If you had actually read the actual report (which is very interesting reading)
http://www.nasa.gov/sites/default/files/files/Suit_Water_Intrusion_Mishap_Investigation_Report.pdf
then you discover that they tracked down all the variables and determined the many things that went into the problem. It's nothing statistical. It's "this happened, that happened, someone did this, and boom" and we have the records of it all.
NASA does this sort of fault analysis all the time. Heck, they do fault analysis BEFORE they build/launch anything to get a grip on the scope of possible problems and how difficult the solutions would be. It's originally borrowed from the processes the USAF used to discover why they now have a smoking crater instead of an airplane.
You'll also discover that the investigators check how many times the drink bags have leaked, and the number has been zero, except for minor droplets when the mouth valve is bumped. As a matter of fact, they get a little annoyed at the number of times they were told this (many) and the number of times they were able to back it up (zero)
They did take the drink bag out afterward and squeeze it, and it didn't leak. You can't do that on an EVA though, because it's inside the suit.
The 1st problem is the suits are not designed for ISS. They were designed to go up in the Shuttle, do a couple EVAs, come back down and get cleaned up & maintained. They weren't designed to go more than 3 weeks w/o work.

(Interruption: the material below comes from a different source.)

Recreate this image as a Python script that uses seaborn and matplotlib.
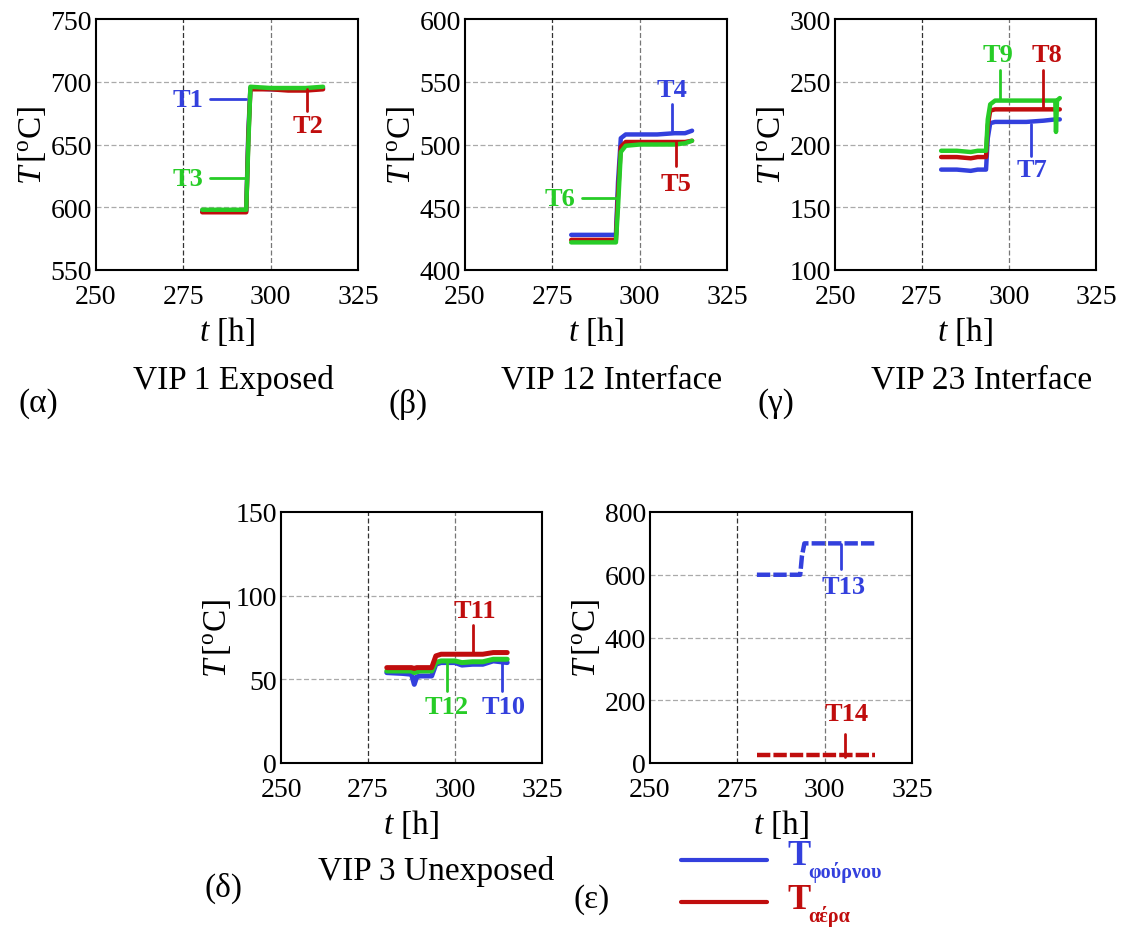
import numpy as np
import pandas as pd
import matplotlib
matplotlib.use("Agg")
import matplotlib.pyplot as plt
from matplotlib.ticker import MultipleLocator
import seaborn as sns

# ---------------- data ----------------
# (α) VIP 1 Exposed
t_a = [280.4, 285, 290, 293.0, 293.6, 294.2, 300, 305, 310, 315]
T1 = [597, 597, 597, 597, 660, 695, 694, 694, 694, 695]
T2 = [596, 596, 596, 596, 655, 694, 694, 693, 693, 694]
T3 = [598, 598, 598, 598, 650, 696, 695, 695, 695, 696]

# (β) VIP 12 Interface
t_b = [280.4, 285, 290, 293.2, 293.8, 294.6, 296, 300, 305, 310, 313, 315]
T4 = [428, 428, 428, 428, 470, 505, 508, 508, 508, 509, 509, 511]
T5 = [424, 424, 424, 424, 460, 498, 502, 502, 502, 502, 502, 503]
T6 = [422, 422, 422, 422, 450, 494, 499, 500, 500, 500, 501, 503]

# (γ) VIP 23 Interface
t_g = [280.5, 285, 289, 291, 293.4, 293.9, 294.6, 296, 300, 305, 310, 313.3, 313.5, 313.8, 314.6]
T7 = [180, 180, 179, 180, 180, 205, 217, 218, 218, 218, 219, 220, 220, 220, 220]
T8 = [190, 190, 189, 190, 190, 215, 227, 228, 228, 228, 228, 228, 228, 228, 228]
T9 = [195, 195, 194, 195, 195, 220, 232, 235, 235, 235, 235, 235, 210, 235, 237]

# (δ) VIP 3 Unexposed
t_d = [280.4, 285, 287.5, 288.3, 289.0, 290, 293.3, 294.5, 296, 300, 302, 305, 308, 311, 315]
T10 = [54, 53.5, 53, 47, 51.5, 52, 52, 59, 60, 60, 58.5, 59, 59, 61, 60]
T11 = [57, 57, 57, 56.5, 57, 57, 57, 64, 65, 65, 65, 65, 65, 66, 66]
T12 = [55, 55, 55, 54, 54.5, 55, 55, 60, 61, 61, 60, 60.5, 60.5, 62, 62]

# (ε) furnace / air
t_e = [280.6, 285, 290, 293.0, 293.5, 294.2, 300, 305, 310, 314.5]
T13 = [600, 600, 600, 600, 660, 700, 700, 700, 700, 700]
T14 = [25, 25, 25, 25, 25, 25, 25, 25, 25, 25]

BLUE = "#3340dd"
RED = "#c00d0d"
GREEN = "#27cc27"

# ---------------- style ----------------
sns.set_theme(style="white")
plt.rcParams["font.family"] = ["Liberation Serif", "DejaVu Serif"]
plt.rcParams["mathtext.fontset"] = "custom"
plt.rcParams["mathtext.rm"] = "Liberation Serif"
plt.rcParams["mathtext.it"] = "Liberation Serif:italic"
plt.rcParams["mathtext.bf"] = "Liberation Serif:bold"
for k in ["text.color", "axes.labelcolor", "xtick.color", "ytick.color"]:
    plt.rcParams[k] = "black"

W, H = 1124, 929
fig = plt.figure(figsize=(W / 100, H / 100), dpi=100)
fig.patch.set_facecolor("white")


def make_ax(left_px, top_px, right_px, bottom_px):
    return fig.add_axes([left_px / W, 1 - bottom_px / H,
                         (right_px - left_px) / W, (bottom_px - top_px) / H])


def style_ax(ax, ylim, ymajor, yminor):
    ax.set_xlim(250, 325)
    ax.set_ylim(*ylim)
    ax.xaxis.set_major_locator(MultipleLocator(25))
    ax.xaxis.set_minor_locator(MultipleLocator(5))
    ax.yaxis.set_major_locator(MultipleLocator(ymajor))
    ax.yaxis.set_minor_locator(MultipleLocator(yminor))
    ax.tick_params(which="major", direction="in", length=8, width=1.2,
                   labelsize=20, top=False, right=False, colors="black")
    ax.tick_params(axis="x", which="major", pad=10)
    ax.tick_params(axis="y", which="major", pad=3)
    ax.tick_params(which="minor", direction="in", length=4, width=1.0,
                   top=False, right=False)
    for s in ax.spines.values():
        s.set_color("black")
        s.set_linewidth(1.5)
    # grid
    for y in np.arange(ylim[0] + ymajor, ylim[1], ymajor):
        ax.axhline(y, color="#aaaaaa", ls=(0, (4, 2)), lw=0.9, zorder=0)
    ax.axvline(275, color="#333333", ls=(0, (4, 2)), lw=0.9, zorder=0)
    ax.axvline(300, color="#777777", ls=(0, (4, 2)), lw=0.9, zorder=0)
    ax.set_xlabel(r"$t$ [h]", fontsize=24, labelpad=4)
    ax.set_ylabel(r"$T\,[^{\rm o}$C]", fontsize=24, labelpad=2)


def series(ax, t, y, color, lw=3.2, ls="-"):
    df = pd.DataFrame({"t": t, "T": y})
    sns.lineplot(data=df, x="t", y="T", ax=ax, color=color, lw=lw,
                 estimator=None, sort=False, linestyle=ls)


def label(ax, txt, x, y, color):
    ax.text(x, y, txt, color=color, fontsize=19, fontweight="bold",
            ha="center", va="center")


def leader(ax, xs, ys, color):
    ax.plot(xs, ys, color=color, lw=2.0)


# (α)
ax = make_ax(96, 20, 358, 271)
style_ax(ax, (550, 750), 50, 10)
series(ax, t_a, T1, BLUE)
series(ax, t_a, T2, RED)
series(ax, t_a, T3, GREEN)
label(ax, "T1", 276.4, 686, BLUE)
leader(ax, [282.7, 292.8], [686, 686], BLUE)
label(ax, "T3", 276.4, 623, GREEN)
leader(ax, [282.7, 292.8], [623, 623], GREEN)
label(ax, "T2", 310.8, 665, RED)
leader(ax, [310.5, 310.5], [694, 677], RED)

# (β)
ax = make_ax(465, 20, 727, 271)
style_ax(ax, (400, 600), 50, 10)
series(ax, t_b, T4, BLUE)
series(ax, t_b, T5, RED)
series(ax, t_b, T6, GREEN)
label(ax, "T4", 309.3, 544, BLUE)
leader(ax, [309.3, 309.3], [532, 510], BLUE)
label(ax, "T5", 310.5, 469, RED)
leader(ax, [310.5, 310.5], [503, 483], RED)
label(ax, "T6", 277.2, 457, GREEN)
leader(ax, [283.5, 293.3], [457, 457], GREEN)

# (γ)
ax = make_ax(835, 20, 1096, 271)
style_ax(ax, (100, 300), 50, 10)
series(ax, t_g, T7, BLUE)
series(ax, t_g, T8, RED)
series(ax, t_g, T9, GREEN)
label(ax, "T9", 296.7, 272, GREEN)
leader(ax, [297.3, 297.3], [259, 236], GREEN)
label(ax, "T8", 311.0, 272, RED)
leader(ax, [309.9, 309.9], [259, 229], RED)
label(ax, "T7", 306.7, 180, BLUE)
leader(ax, [306.4, 306.4], [216, 191], BLUE)

# (δ)
ax = make_ax(281, 513, 542, 764)
style_ax(ax, (0, 150), 50, 10)
series(ax, t_d, T10, BLUE, lw=3.6)
series(ax, t_d, T12, GREEN, lw=3.6)
series(ax, t_d, T11, RED, lw=3.6)
label(ax, "T11", 305.7, 91, RED)
leader(ax, [305.2, 305.2], [82.5, 65.5], RED)
label(ax, "T12", 297.7, 33.5, GREEN)
leader(ax, [297.7, 297.7], [60, 43], GREEN)
label(ax, "T10", 314.0, 33.5, BLUE)
leader(ax, [313.5, 313.5], [60, 43], BLUE)

# (ε)
ax = make_ax(650, 513, 912, 764)
style_ax(ax, (0, 800), 200, 40)
series(ax, t_e, T13, BLUE, lw=3.2, ls=(0, (3, 0.7)))
series(ax, t_e, T14, RED, lw=3.2, ls=(0, (3, 0.7)))
label(ax, "T13", 305.3, 564, BLUE)
leader(ax, [304.7, 304.7], [698, 618], BLUE)
label(ax, "T14", 306.2, 159, RED)
leader(ax, [305.8, 305.8], [92, 19], RED)

# panel titles and letters
def ftext(x, y, s, **kw):
    fig.text(x / W, 1 - y / H, s, **kw)

ftext(233, 380, "VIP 1 Exposed", fontsize=24, ha="center", va="center")
ftext(612, 380, "VIP 12 Interface", fontsize=24, ha="center", va="center")
ftext(982, 380, "VIP 23 Interface", fontsize=24, ha="center", va="center")
ftext(436, 872, "VIP 3 Unexposed", fontsize=24, ha="center", va="center")
ftext(38, 404, "(α)", fontsize=24, ha="center", va="center")
ftext(408, 404, "(β)", fontsize=24, ha="center", va="center")
ftext(776, 404, "(γ)", fontsize=24, ha="center", va="center")
ftext(223, 888, "(δ)", fontsize=24, ha="center", va="center")
ftext(592, 900, "(ε)", fontsize=24, ha="center", va="center")

# legend (ε)
fig.add_artist(plt.Line2D([681 / W, 767 / W], [1 - 861 / H, 1 - 861 / H],
                          color=BLUE, lw=3.0, transform=fig.transFigure))
fig.add_artist(plt.Line2D([681 / W, 767 / W], [1 - 903 / H, 1 - 903 / H],
                          color=RED, lw=3.0, transform=fig.transFigure))
ftext(787, 857, "T", fontsize=25, fontweight="bold", color=BLUE, ha="left", va="center")
ftext(808, 873, "φούρνου", fontsize=14.5, fontweight="bold", color=BLUE, ha="left", va="center")
ftext(787, 901, "T", fontsize=25, fontweight="bold", color=RED, ha="left", va="center")
ftext(808, 917, "αέρα", fontsize=14.5, fontweight="bold", color=RED, ha="left", va="center")

fig.savefig("out.png", dpi=100, facecolor="white")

How did they get approved for 6mo stays on ISS? "We don't have anything better" - wrong answer.
As a result, the ISS crew does what it can without the specialty tools & knowledge to really do a good job.
The next Dragon flight this month is carrying the first new suit to go up since the Shuttle.
Why was opening the purge valve a last resort? "We think it might damage the suit, we don't know, we've never actually tested it" - wrong answer.
Why was the CO2 sensor dying (because of the water, but they didn't know it) OK? "oh they do that all the time! it's not a problem!" - wrong answer.
The 2nd problem is that nobody knew what the water would do in zero-gee. They thought it would get blown by the fan onto the visor looking like rain on a windshield. They also thought the fan/sep would stall out because that's what it did on the ground. They thought it'd be a visibility problem, and that'd be it.
Instead, in zero-gee, the water collects at the outlet behind the head, then when you get enough, it capillaries onto his head and into his scalp, ears, eyes, nose, etc as it happened. This was a completely different outcome and threw the troubleshooting process out the window.
Mission control dicked around trying to do troubleshooting for too long, but they did finally realize "we don't know WTF is going on, we need to bring him back in"
The rest of the problems are mostly people, like nobody ever talks to the EVA office, therefore the EVA office doesn't talk to anybody else, and the normal organizational issues. One of the issues of course is that there's no funding for improved suits, and since the Shuttle ended, they've lost at least half their suit-experienced personnel. Another issue is you no longer train with flight hardware, so the training isn't completely realistic. People used to work with real suits, but now they only see flight hardware at a distance through a layer of bubblewrap.